Esto se agrava con el hecho de que, no sólo ha habido diferencias de género asociadas a la ética del cuidado, sino que se ha sumado otra más de estatus social, una ética de “marginados” en general aplicada a ejercer el papel o trabajo del cuidado. Es lo que defiende Puka en La diferente voz. Se debe más al proceso de socialización (socialización dentro de una cultura sexista y de marginación) que a procesos psicológicos de creación de la identidad en la infancia.
Todos somos igualmente capaces para el cuidado. Ser ciudadanos no significa pagar impuestos y votar, sino que, como colectivo humano, nos sintamos vinculados con compromisos que asumimos. Señalaba Aristóteles que para ser buenos ciudadanos hay que proponérselo explícitamente.

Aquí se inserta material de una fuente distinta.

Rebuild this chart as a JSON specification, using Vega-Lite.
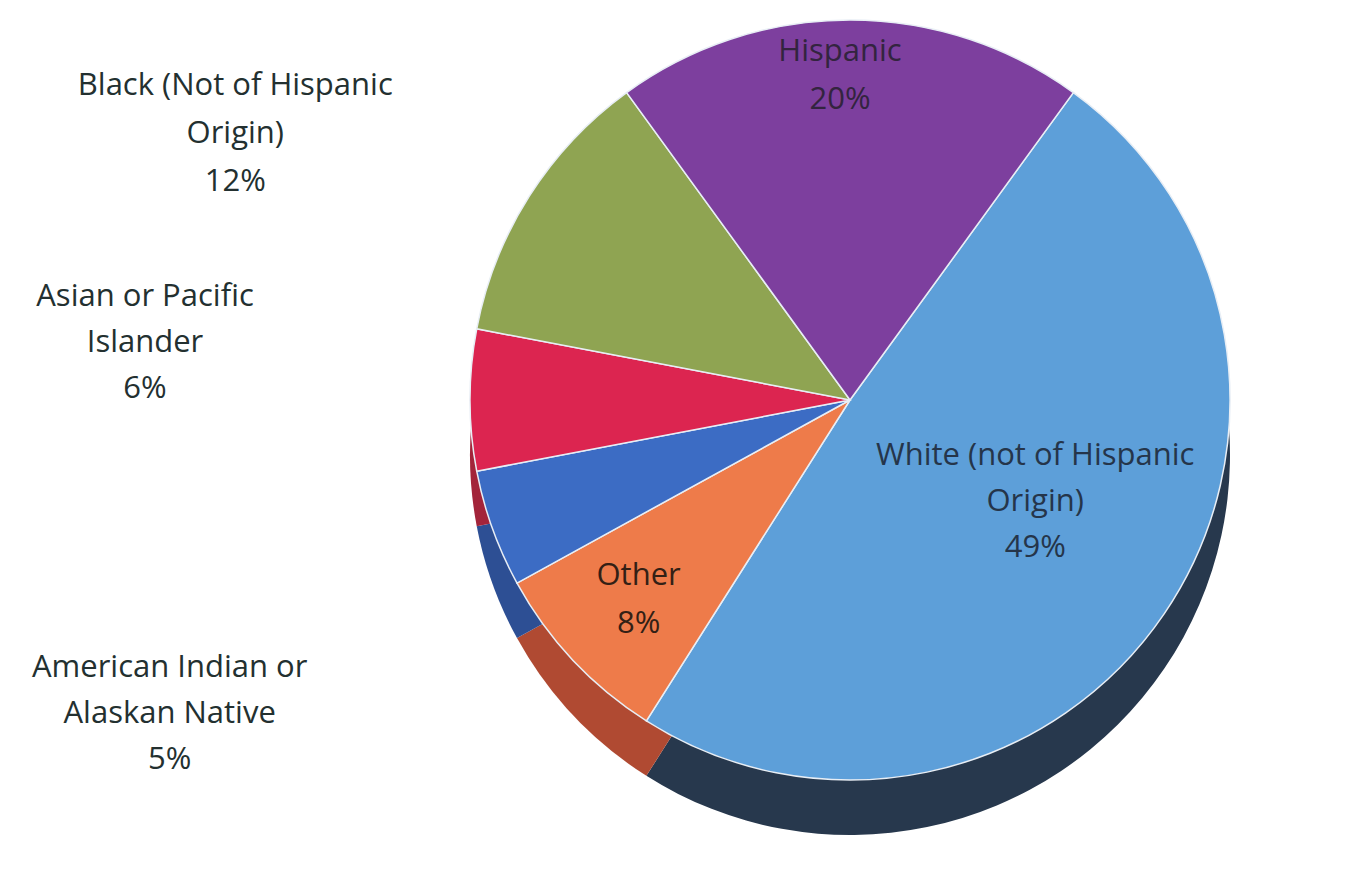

La educación es un excelente canal para que se vaya implantando una cultura ciudadana que nos ayude a superar el individualismo disfrazado de autonomía personal en favor de un “comunitarismo” que plante su raíz en el cuidado del otro, que es también el cuidado de mí mismo y el cuidado entre todos.
La independencia sí es un descarrilamiento absoluto. Somos, querámoslo o no, interdependientes. Poner el foco en el concepto de una identidad de ciudadanía supondría iniciarse en el aprendizaje de convivir y en el compromiso con los otros. El PIB es un indicador pobre para calcular el progreso humano; se centra en la productividad, pero olvida los costes que genera la desigualdad, también de género (recuerdo ahora esa “perspectiva patriarcal” de la que habla Claudia Card que ha devaluado la capacidad moral de la mujer argumentando una deficiencia para el sentido de la justicia), el individualismo que instala una idílica autonomía como valor absoluto y la ausencia de compromiso.
Por terminar con un pensamiento de Edgar Morín: «La Educación del futuro debe ser una enseñanza fundamental y universal centrada en la condición humana. Estamos en la era planetaria y los seres humanos donde quiera que estén, están embarcados en una aventura común. Es preciso que se reconozcan en su humanidad común y, al mismo tiempo, reconozcan la diversidad cultural inherente a todo lo humano” Morin E. Los siete saberes necesarios para la educación del futuro. Barcelona: Paidós, 2001.